Unpublished opinions are not binding precedent in this circuit. PER CURIAM:
Henry P. Bennett, Jr., appeals from the district court’s orders denying his motion
for a sentence reduction under 18 U.S.C. § 3582(c)(1)(B), and § 404(b) of the First Step
Act of 2018, Pub. L. No. 115-391, 132 Stat. 5194, 5222, and denying reconsideration. The
district court determined that Bennett was eligible for relief under the First Step Act but
declined to exercise its discretion to reduce Bennett’s sentence.
Based upon our review of the record, we conclude that Bennett was not eligible for
relief under the First Step Act because he was not convicted of a “covered offense” as
defined in § 404(a) of the First Step Act. See First Step Act § 404(a), 132 Stat. at 5222
(defining a “covered offense” as “a violation of a Federal criminal statute, the statutory
penalties for which were modified by section 2 or 3 of the Fair Sentencing Act of 2010
(Public Law [No.] 111-220; 124 Stat. 2372), that was committed before August 3, 2010”);
Terry v. United States, 141 S. Ct. 1858, 1862 (2021) (explaining that the “covered offense”
analysis “ask[s] whether the Fair Sentencing Act modified the statutory penalties for [the
defendant’s] offense”); United States v. Lancaster, 997 F.3d 171, 174 (4th Cir. 2021)
(recognizing that only those convicted of “covered offense” are eligible for relief under
First Step Act).
Although a jury found Bennett guilty of conspiracy to possess with intent to
distribute and to distribute 5 kilograms or more of cocaine “and/or” 50 grams or more of
crack cocaine, the jury more specifically found that the conspiracy involved only cocaine.

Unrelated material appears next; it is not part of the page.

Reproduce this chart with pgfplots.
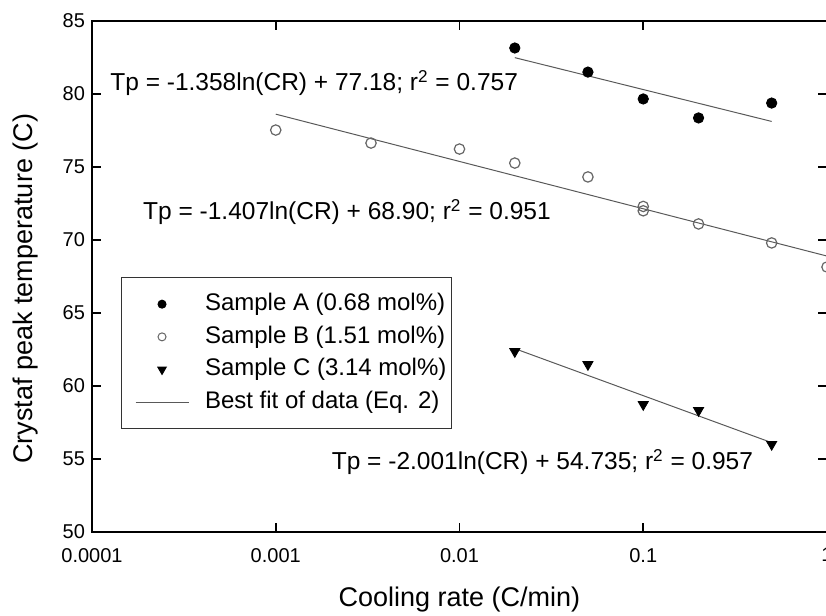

That is, the jury returned a partial verdict finding that the conspiracy involved five
kilograms or more of cocaine, and the jury did not make a finding that the conspiracy
2 involved crack cocaine. Bennett was thus not convicted of a “covered offense” within the
meaning of the First Step Act. *
Because Bennett was not eligible for relief under the First Step Act, we affirm the
district court’s orders denying Bennett’s First Step Act motion and denying
reconsideration. See United States v. Riley, 856 F.3d 326, 328 (4th Cir. 2017) (“[W]e may
affirm on any grounds apparent from the record.” (internal quotation marks omitted)). We
dispense with oral argument because the facts and legal contentions are adequately
presented in the materials before this court and argument would not aid the decisional
process.
AFFIRMED
* We are satisfied that Bennett’s case is distinguishable from United States v. Gravatt, 953 F.3d 258 (4th Cir. 2020). In Gravatt, the defendant admitted during the guilty plea hearing that the drug conspiracy involved both 50 grams or more of crack cocaine and 5 kilograms or more of cocaine. Id. at 261. On appeal, we concluded that the defendant’s drug conspiracy offense was a “covered offense” even though it involved both crack cocaine and cocaine. Id. at 264. In contrast to the drug conspiracy offense in Gravatt— under the jury’s verdict in these proceedings—Bennett’s drug conspiracy offense did not involve both crack cocaine and cocaine.